Though most borrowers have plenty of equity in their home, the expectation is that as property values fall and more consumers get laid off, lenders that originate bank statement loans could see court challenges from borrowers alleging the lender did not verify a borrower’s ability to repay a loan, as required by the CFPB’s QM rule. With interest rates rising, there is more sensitivity to the idea that a borrower could default and sue a lender.
“The CFPB does have a provision that specifically states a lender has to source the deposits, to make sure they know what is income,” said Jeff DeMaso, senior regulatory compliance counsel at Clayton. “I see the concern but I don’t know that there’s that much exposure from bank statement loans.”

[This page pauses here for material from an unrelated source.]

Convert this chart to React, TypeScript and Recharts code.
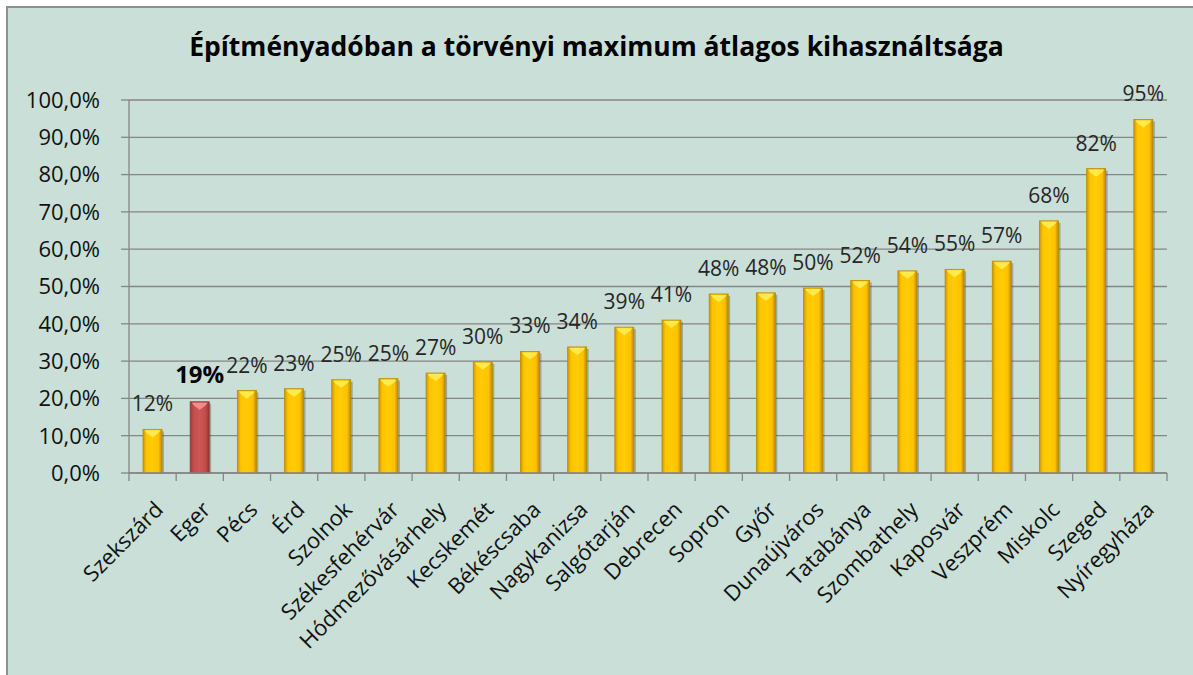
import { BarChart, Bar, XAxis, YAxis, CartesianGrid, LabelList } from 'recharts';

const title = 'Építményadóban a törvényi maximum átlagos kihasználtsága';

const cities = [
  'Szekszárd', 'Eger', 'Pécs', 'Érd', 'Szolnok', 'Székesfehérvár',
  'Hódmezővásárhely', 'Kecskemét', 'Békéscsaba', 'Nagykanizsa', 'Salgótarján',
  'Debrecen', 'Sopron', 'Győr', 'Dunaújváros', 'Tatabánya', 'Szombathely',
  'Kaposvár', 'Veszprém', 'Miskolc', 'Szeged', 'Nyíregyháza',
];

// percent values
const usage = [
  11.7, 19.1, 22.1, 22.6, 25.0, 25.3,
  26.8, 29.8, 32.6, 33.8, 39.1,
  41.0, 48.0, 48.3, 49.6, 51.6, 54.2,
  54.6, 56.8, 67.6, 81.6, 94.8,
];

const yTicks = [0, 10, 20, 30, 40, 50, 60, 70, 80, 90, 100];
const highlight = 'Eger';

const data = cities.map((city, i) => ({ city, value: usage[i] }));

const W = 1193;
const H = 675;
const margin = { top: 100, right: 26, left: 0, bottom: 0 };
const yAxisW = 129;
const xAxisH = 202;
const band = (W - margin.left - margin.right - yAxisW) / cities.length;

const FONT = '"Open Sans", sans-serif';
const GRID = '#868686';

function BevelBar(props: any) {
  const { x, y, width, height, payload } = props;
  if (!height || height <= 0) return null;
  const red = payload.city === highlight;
  const grad = red ? 'url(#redBar)' : 'url(#goldBar)';
  const top = red ? '#f28c8a' : '#ffea4d';
  const edge = red ? '#8e3634' : '#b88c00';
  return (
    <g>
      <rect x={x + 2} y={y + 2} width={width} height={height - 2} fill="rgba(70,70,60,0.35)" />
      <rect x={x} y={y} width={width} height={height} fill={grad} stroke={edge} strokeWidth={0.8} />
      <path
        d={`M${x + 1.5},${y + 1} L${x + width - 1.5},${y + 1} L${x + width - 4},${y + 4} L${x + width / 2},${y + 8} L${x + 4},${y + 4} Z`}
        fill={top}
      />
    </g>
  );
}

function BarValue(props: any) {
  const { x, y, width, value, index } = props;
  const red = cities[index] === highlight;
  return (
    <text
      x={x + width / 2}
      y={y - (red ? 19 : 18)}
      textAnchor="middle"
      fontFamily={FONT}
      fontSize={red ? 24 : 21}
      fontWeight={red ? 700 : 400}
      fill={red ? '#000' : '#262626'}
    >
      {Math.round(value)}%
    </text>
  );
}

function CityTick(props: any) {
  const { x, y, payload, index } = props;
  const left = x - band / 2;
  const ax = x + 12;
  const ay = y + 38;
  return (
    <g>
      <line x1={left} y1={y} x2={left} y2={y + 8} stroke={GRID} strokeWidth={1.3} />
      {index === cities.length - 1 && (
        <line x1={x + band / 2} y1={y} x2={x + band / 2} y2={y + 8} stroke={GRID} strokeWidth={1.3} />
      )}
      <text
        x={ax}
        y={ay}
        transform={`rotate(-45, ${ax}, ${ay})`}
        textAnchor="end"
        fontFamily={FONT}
        fontSize={22}
        fill="#111"
      >
        {payload.value}
      </text>
    </g>
  );
}

export default function App() {
  return (
    <div style={{ position: 'absolute', left: 0, top: 0, width: W, height: H, background: '#fff', overflow: 'hidden' }}>
      <div
        style={{
          position: 'absolute', left: 6, top: 6, width: W - 6, height: H - 6,
          background: '#c9dfd7', borderTop: '2.5px solid #8f8f8f', borderLeft: '2.5px solid #8f8f8f',
          boxSizing: 'border-box',
        }}
      />
      <div
        style={{
          position: 'absolute', left: 0, top: 28, width: W, textAlign: 'center',
          fontFamily: FONT, fontWeight: 700, fontSize: 26.5, color: '#000', lineHeight: '36px',
        }}
      >
        {title}
      </div>
      <div style={{ position: 'absolute', left: 0, top: 0 }}>
        <BarChart width={W} height={H} data={data} margin={margin} barSize={19}>
          <defs>
            <linearGradient id="goldBar" x1="0" y1="0" x2="1" y2="0">
              <stop offset="0%" stopColor="#c99700" />
              <stop offset="18%" stopColor="#ffc400" />
              <stop offset="50%" stopColor="#ffcc05" />
              <stop offset="82%" stopColor="#ffc000" />
              <stop offset="100%" stopColor="#b88a00" />
            </linearGradient>
            <linearGradient id="redBar" x1="0" y1="0" x2="1" y2="0">
              <stop offset="0%" stopColor="#9c3b39" />
              <stop offset="18%" stopColor="#c24e4c" />
              <stop offset="50%" stopColor="#cf5755" />
              <stop offset="82%" stopColor="#c04c4a" />
              <stop offset="100%" stopColor="#8e3634" />
            </linearGradient>
          </defs>
          <CartesianGrid vertical={false} stroke={GRID} strokeWidth={1.3} />
          <XAxis
            dataKey="city"
            interval={0}
            height={xAxisH}
            tickSize={0}
            tickMargin={0}
            tickLine={false}
            axisLine={{ stroke: GRID, strokeWidth: 1.5 }}
            tick={<CityTick />}
          />
          <YAxis
            width={yAxisW}
            domain={[0, 100]}
            ticks={yTicks}
            interval={0}
            tickFormatter={(v) => `${v},0%`}
            tickSize={8}
            tickMargin={21}
            tickLine={{ stroke: GRID, strokeWidth: 1.3 }}
            axisLine={{ stroke: GRID, strokeWidth: 1.3 }}
            tick={{ fontFamily: FONT, fontSize: 22, fill: '#111' }}
          />
          <Bar dataKey="value" shape={<BevelBar />} isAnimationActive={false}>
            <LabelList dataKey="value" content={<BarValue />} />
          </Bar>
        </BarChart>
      </div>
    </div>
  );
}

DeMaso was part of the Structured Finance Association’s working group that examined the CFPB’s QM rule.
Lindeke agreed that borrowers rarely sue their lender except in defense of a foreclosure, and foreclosure rates remain incredibly low. He said the $10 billion in liability was “completely hypothetical,” and was intended “to bring awareness to the industry,” because he thinks most lenders have overlooked the nuance and commentary in the CFPB’s rule.
“Everybody missed the changes,” Lindeke said.
Others agree that short-term bank statement loans have likely dried up.
“The CFPB’s commentary is a dagger in the heart of a one or two-month bank statement loan,” said Ornstein.